Royal Society
University Research Fellowships
- Award winner: Daniel Credgington
- Institution: University of Cambridge
- Value: £453,007
Spin-control and spin-dependent recombination in organic electronics
- Award winner: Alberto Sesana
- Institution: University of Birmingham
- Value: £458,331
Gravitational wave detection with pulsar timing arrays
- Award winner: Sam Vinko
- Institution: University of Oxford
- Value: £479,642
From stars to proteins: unveiling material response in intense X-ray fields
Arts and Humanities Research Council
Amplification Awards
- Award winner: Elton Barker
- Institution: The Open University
- Value: £63,851
Pelagios 4: studying the places of our past through early geospatial documents that refer to them
- Award winner: Tillman Weyde
- Institution: City University London
- Value: £61,423
An integrated audio-symbolic model of music similarity
National Institute for Health Research
Efficacy and Mechanism Evaluation programme
- Award winner: Karl Herholz
- Institution: University of Manchester
- Value: £725,908
Imaging cerebral neuroinflammation in acute and chronic cerebrovascular disease: a predictor of outcome and biomarker for guiding treatment
Biotechnology and Biological Sciences Research Council
Research Grants
- Award winner: Sarah De Val
- Institution: University of Oxford
- Value: £518,153
Regulatory pathways controlling venous identity
- Award winner: Vardis Ntoukakis
- Institution: University of Warwick
- Value: £366,5
Molecular mechanism regulating MAPKs activation within resistance complexes
- Award winner: Corinne Houart
- Institution: King’s College London
- Value: £490,598
Control of cell-cell interactions in forebrain morphogenesis
- Award winner: Lonneke Vervelde
- Institution: University of Edinburgh
- Value: £393,498
Elucidating local site and cell types involved in antigen uptake, processing and presentation in the chicken
In detail
Award winner: Jose Jiménez
Institution: University of Surrey
Value: £376,000
The role of the cellular economics in the expression of exogenous genes: towards modularity in synthetic circuit design
This project will explore how cells distribute resources needed for gene expression and how this process could be modified for practical use.

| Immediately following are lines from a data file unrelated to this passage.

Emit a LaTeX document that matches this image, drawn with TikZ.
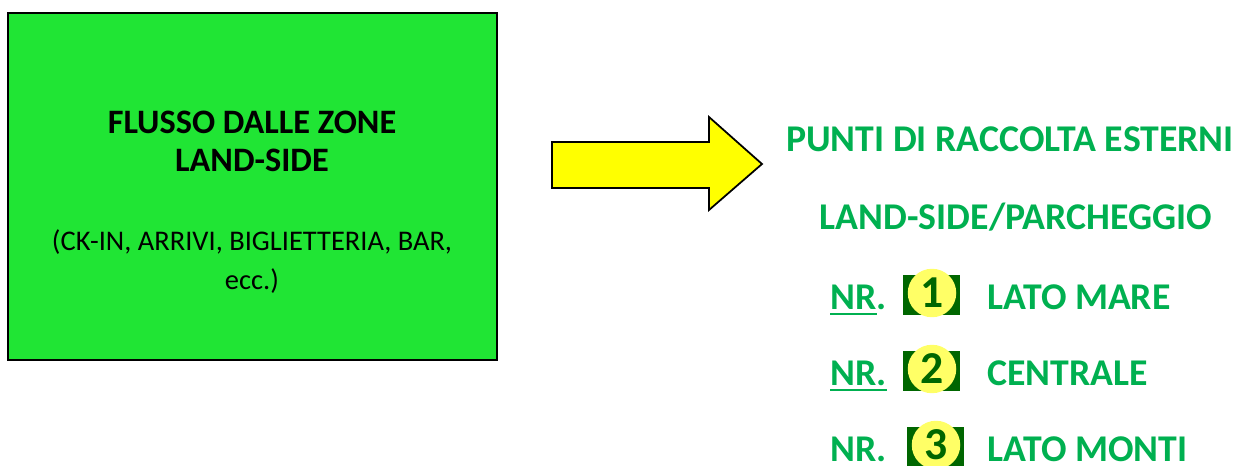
\documentclass[tikz,border=0pt]{standalone}
\usepackage{fontspec}
\setmainfont{Carlito}
\usepackage{xcolor}
\definecolor{zonegreen}{HTML}{20E534}
\definecolor{puntgreen}{HTML}{00B050}
\definecolor{badgegreen}{HTML}{006600}
\definecolor{badgeyellow}{HTML}{FFFF66}
\definecolor{arrowyellow}{HTML}{FFFF00}
\newcommand{\nrul}[1]{\vtop{\hbox{#1}\kern2.2pt\hrule height 1.2pt}}
\tikzset{
  zonetext/.style={font=\fontsize{16.2}{20}\selectfont, anchor=base, inner sep=0pt},
  zonetitle/.style={font=\fontsize{19.5}{23}\selectfont\bfseries, anchor=base, inner sep=0pt},
  punttext/.style={font=\fontsize{21.5}{25}\selectfont\bfseries, text=puntgreen, anchor=base, inner sep=0pt},
  badgenum/.style={font=\fontsize{26}{30}\selectfont\bfseries, text=badgegreen, inner sep=0pt}
}
\begin{document}
\begin{tikzpicture}[x=0.02cm, y=-0.02cm]
\useasboundingbox (0,0) rectangle (1244,466);
% ---- zone box ----
\draw[line width=1.2pt, fill=zonegreen] (8,13) rectangle (497,360);
\node[zonetitle] (flusso) at (252,133) {FLUSSO DALLE ZONE};
\node[zonetitle] (landside) at (252,172) {LAND-SIDE};
\node[zonetext] (zone) at (252,250) {(CK-IN, ARRIVI, BIGLIETTERIA, BAR,};
\node[zonetext] (ecc) at (252,289) {ecc.)};
% ---- block arrow ----
\draw[line width=1pt, fill=arrowyellow, line join=miter]
  (552,142) -- (709,142) -- (709,117) -- (762,164) -- (709,210) -- (709,188) -- (552,188) -- cycle;
% ---- collection points ----
\node[punttext] (punti) at (1010,152) {PUNTI DI RACCOLTA ESTERNI};
\node[punttext] (parcheggio) at (1016,229) {LAND-SIDE/PARCHEGGIO};
\foreach \yy/\bx/\nr/\num/\lab in {309/903/\nrul{NR}./1/LATO MARE,
                                   385/903/\nrul{NR.}/2/CENTRALE,
                                   461/907/NR./3/LATO MONTI}{
  \node[punttext, anchor=base west] (nr\num) at (830,\yy) {\nr};
  \fill[badgegreen] (\bx,\yy-34) rectangle (\bx+57,\yy+6);
  \node[circle, fill=badgeyellow, minimum size=0.97cm, inner sep=0pt] (badge\num) at (\bx+29,\yy-16) {};
  \node[badgenum] (num\num) at (badge\num.center) {\num};
  \node[punttext, anchor=base west] (lab\num) at (987,\yy) {\lab};
}
\end{tikzpicture}
\end{document}
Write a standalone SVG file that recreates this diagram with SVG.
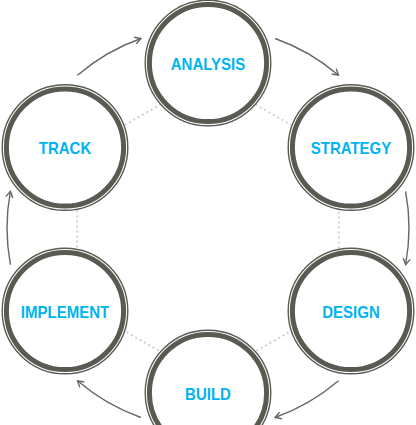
<svg xmlns="http://www.w3.org/2000/svg" width="416" height="425" viewBox="0 0 416 425">
<style>
.ring-outer{fill:#fff;stroke:#5a5a52;stroke-width:1.4}
.ring-inner{fill:none;stroke:#5a5a52;stroke-width:5}
.lbl{font-family:"Liberation Sans",Arial,sans-serif;font-weight:bold;font-size:16.5px;fill:#00b4ef;text-anchor:middle}
.arc{fill:none;stroke:#666;stroke-width:1.4;marker-end:url(#ah)}
.dots{fill:none;stroke:#cfcfcf;stroke-width:2;stroke-dasharray:2 3}
</style>
<defs>
<marker id="ah" markerUnits="userSpaceOnUse" markerWidth="10" markerHeight="10" viewBox="0 0 10 10" refX="8" refY="5" orient="auto">
<path d="M2,1.5 L8,5 L2,8.5" fill="none" stroke="#666" stroke-width="1.4"/>
</marker>
</defs>
<g id="connectors">
<polygon class="dots" points="208,77 338.8,152.5 338.8,303.5 208,379 77.2,303.5 77.2,152.5"/>
<path class="arc" d="M275.1,38.5 A201,201 0 0 1 338.5,75.2"/>
<path class="arc" d="M405.6,191.4 A201,201 0 0 1 405.6,264.6"/>
<path class="arc" d="M338.5,380.8 A201,201 0 0 1 275.1,417.5"/>
<path class="arc" d="M140.9,417.5 A201,201 0 0 1 77.5,380.8"/>
<path class="arc" d="M10.4,264.6 A201,201 0 0 1 10.4,191.4"/>
<path class="arc" d="M77.5,75.2 A201,201 0 0 1 140.9,38.5"/>
</g>
<g id="analysis">
<circle class="ring-outer" cx="208" cy="63" r="62.8"/>
<circle class="ring-inner" cx="208" cy="63" r="58.6"/>
<text class="lbl" transform="translate(208,69.5) scale(0.91,1)">ANALYSIS</text>
</g>
<g id="strategy">
<circle class="ring-outer" cx="351" cy="147.5" r="62.8"/>
<circle class="ring-inner" cx="351" cy="147.5" r="58.6"/>
<text class="lbl" transform="translate(351,154) scale(0.91,1)">STRATEGY</text>
</g>
<g id="design">
<circle class="ring-outer" cx="351" cy="311" r="62.8"/>
<circle class="ring-inner" cx="351" cy="311" r="58.6"/>
<text class="lbl" transform="translate(351,317.5) scale(0.91,1)">DESIGN</text>
</g>
<g id="build">
<circle class="ring-outer" cx="208" cy="393" r="62.8"/>
<circle class="ring-inner" cx="208" cy="393" r="58.6"/>
<text class="lbl" transform="translate(208,399.5) scale(0.91,1)">BUILD</text>
</g>
<g id="implement">
<circle class="ring-outer" cx="65" cy="311" r="62.8"/>
<circle class="ring-inner" cx="65" cy="311" r="58.6"/>
<text class="lbl" transform="translate(65,317.5) scale(0.91,1)">IMPLEMENT</text>
</g>
<g id="track">
<circle class="ring-outer" cx="65" cy="147.5" r="62.8"/>
<circle class="ring-inner" cx="65" cy="147.5" r="58.6"/>
<text class="lbl" transform="translate(65,154) scale(0.91,1)">TRACK</text>
</g>
</svg>
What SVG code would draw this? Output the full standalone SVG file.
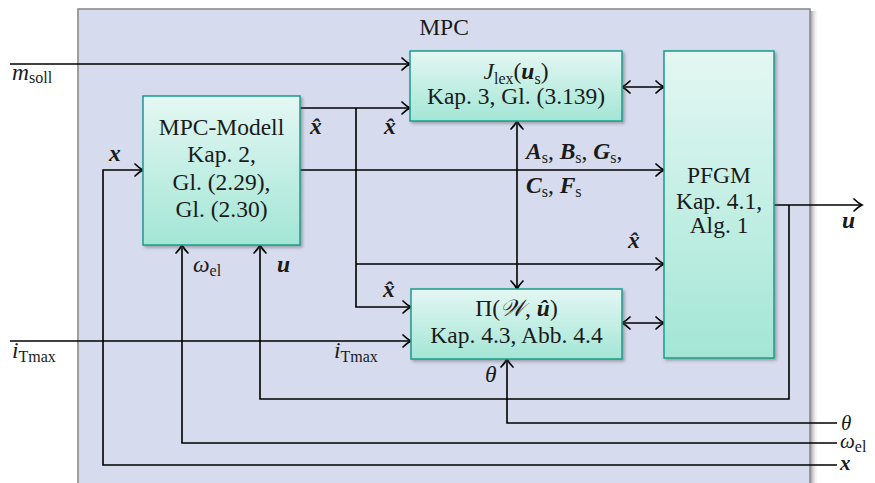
<svg xmlns="http://www.w3.org/2000/svg" width="875" height="483" viewBox="0 0 875 483">
<style>
.t{font-family:"Liberation Serif","DejaVu Serif",serif;font-size:23.5px;fill:#1a1a1a}
.c{text-anchor:middle}
.i{font-style:italic}
.b{font-style:italic;font-weight:bold}
.s{font-size:16px;font-style:normal;font-weight:normal}
.r{font-size:21px}
.box{fill:url(#g);stroke:#1a9c8c;stroke-width:1.5;filter:url(#sh)}
.ln{fill:none;stroke:#000;stroke-width:1.6}
.a{marker-end:url(#arr)}
.d{marker-start:url(#arr);marker-end:url(#arr)}
</style>
<defs>
<linearGradient id="g" x1="0" y1="0" x2="0" y2="1">
<stop offset="0" stop-color="#e4f7f3"/>
<stop offset="1" stop-color="#a3e6d5"/>
</linearGradient>
<linearGradient id="os" x1="0" y1="0" x2="1" y2="0">
<stop offset="0" stop-color="#777" stop-opacity="0.8"/>
<stop offset="1" stop-color="#fff" stop-opacity="0"/>
</linearGradient>
<filter id="sh" x="-10%" y="-10%" width="130%" height="130%">
<feDropShadow dx="2" dy="2" stdDeviation="1.5" flood-color="#555" flood-opacity="0.45"/>
</filter>
<marker id="arr" markerWidth="14" markerHeight="16" refX="11" refY="8" orient="auto-start-reverse" markerUnits="userSpaceOnUse">
<path d="M3,2 Q7,6 11,8 Q7,10 3,14" fill="none" stroke="#000" stroke-width="1.7" stroke-linecap="round"/>
</marker>
</defs>
<g id="mpc">
<rect x="810" y="11" width="9" height="480" fill="url(#os)"/>
<rect x="78" y="9" width="732" height="490" fill="#d6dcee" stroke="#8c8c8c" stroke-width="1.6"/>
<text class="t c" x="444" y="35">MPC</text>
</g>
<g id="connectors">
<path class="ln a" d="M10,64 H410"/>
<path class="ln a" d="M300,108 H410"/>
<path class="ln a" d="M356,108 V307 H411"/>
<path class="ln a" d="M356,264 H664"/>
<path class="ln a" d="M300,170 H664"/>
<path class="ln d" d="M517,121 V289"/>
<path class="ln d" d="M622,87 H664"/>
<path class="ln d" d="M622,323 H664"/>
<path class="ln a" d="M774,205 H862"/>
<path class="ln a" d="M789,205 V399 H260 V245"/>
<path class="ln a" d="M837,423 H507 V359"/>
<path class="ln a" d="M837,443 H182 V245"/>
<path class="ln a" d="M837,465 H103 V170 H143"/>
<path class="ln a" d="M10,341 H411"/>
</g>
<g id="model">
<rect class="box" x="143" y="96" width="157" height="149"/>
<text class="t c" x="221.5" y="135">MPC-Modell</text>
<text class="t c" x="221.5" y="162">Kap. 2,</text>
<text class="t c" x="221.5" y="190">Gl. (2.29),</text>
<text class="t c" x="221.5" y="217">Gl. (2.30)</text>
</g>
<g id="jlex">
<rect class="box" x="410" y="51" width="212" height="70"/>
<text class="t c" x="516" y="79"><tspan class="i">J</tspan><tspan class="s" baseline-shift="-5">lex</tspan>(<tspan class="b">u</tspan><tspan class="s" baseline-shift="-5">s</tspan>)</text>
<text class="t c" x="516" y="104">Kap. 3, Gl. (3.139)</text>
</g>
<g id="pi">
<rect class="box" x="411" y="289" width="211" height="70"/>
<text class="t c" x="516.5" y="316">Π(<tspan class="i">𝒲</tspan>, <tspan class="b">u&#770;</tspan>)</text>
<text class="t c" x="516.5" y="343">Kap. 4.3, Abb. 4.4</text>
</g>
<g id="pfgm">
<rect class="box" x="664" y="51" width="110" height="307"/>
<text class="t c" x="719" y="183">PFGM</text>
<text class="t c" x="719" y="209">Kap. 4.1,</text>
<text class="t c" x="719" y="233">Alg. 1</text>
</g>
<g id="labels">
<text class="t" x="12" y="80"><tspan class="i">m</tspan><tspan class="s" baseline-shift="-3">soll</tspan></text>
<text class="t" x="12" y="358"><tspan class="i">i</tspan><tspan class="s" baseline-shift="-4">Tmax</tspan></text>
<text class="t" x="334" y="358"><tspan class="i">i</tspan><tspan class="s" baseline-shift="-4">Tmax</tspan></text>
<text class="t b" x="109" y="161">x</text>
<text class="t b" x="310" y="134">x&#770;</text>
<text class="t b" x="384" y="134">x&#770;</text>
<text class="t b" x="628" y="248">x&#770;</text>
<text class="t b" x="383" y="297">x&#770;</text>
<text class="t" x="526" y="159"><tspan class="b">A</tspan><tspan class="s" baseline-shift="-4">s</tspan>, <tspan class="b">B</tspan><tspan class="s" baseline-shift="-4">s</tspan>, <tspan class="b">G</tspan><tspan class="s" baseline-shift="-4">s</tspan>,</text>
<text class="t" x="526" y="193"><tspan class="b">C</tspan><tspan class="s" baseline-shift="-4">s</tspan>, <tspan class="b">F</tspan><tspan class="s" baseline-shift="-4">s</tspan></text>
<text class="t" x="193" y="272"><tspan class="i">ω</tspan><tspan class="s" baseline-shift="-4">el</tspan></text>
<text class="t b" x="277" y="272">u</text>
<text class="t i" x="485" y="382">θ</text>
<text class="t b" x="842" y="228">u</text>
<text class="t i r" x="841" y="430">θ</text>
<text class="t r" x="840" y="448"><tspan class="i">ω</tspan><tspan class="s" baseline-shift="-4">el</tspan></text>
<text class="t b r" x="840" y="470">x</text>
</g>
</svg>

Using E. coli, Jose Jiménez, lecturer in synthetic biology, aims to unravel the characteristics of the cell economy – where all genes compete for the same transcriptional and translational machinery – and to explore the hypothesis that distribution of resources in the cell can be optimised. “By understanding how different genes compete for the same cell machinery, we hope to produce cells with an improved distribution, and design genetic circuits that take advantage of that and use resources more efficiently,” he said. “This is important for biotechnology, especially when genes from other organisms are inserted into a host for a particular function.”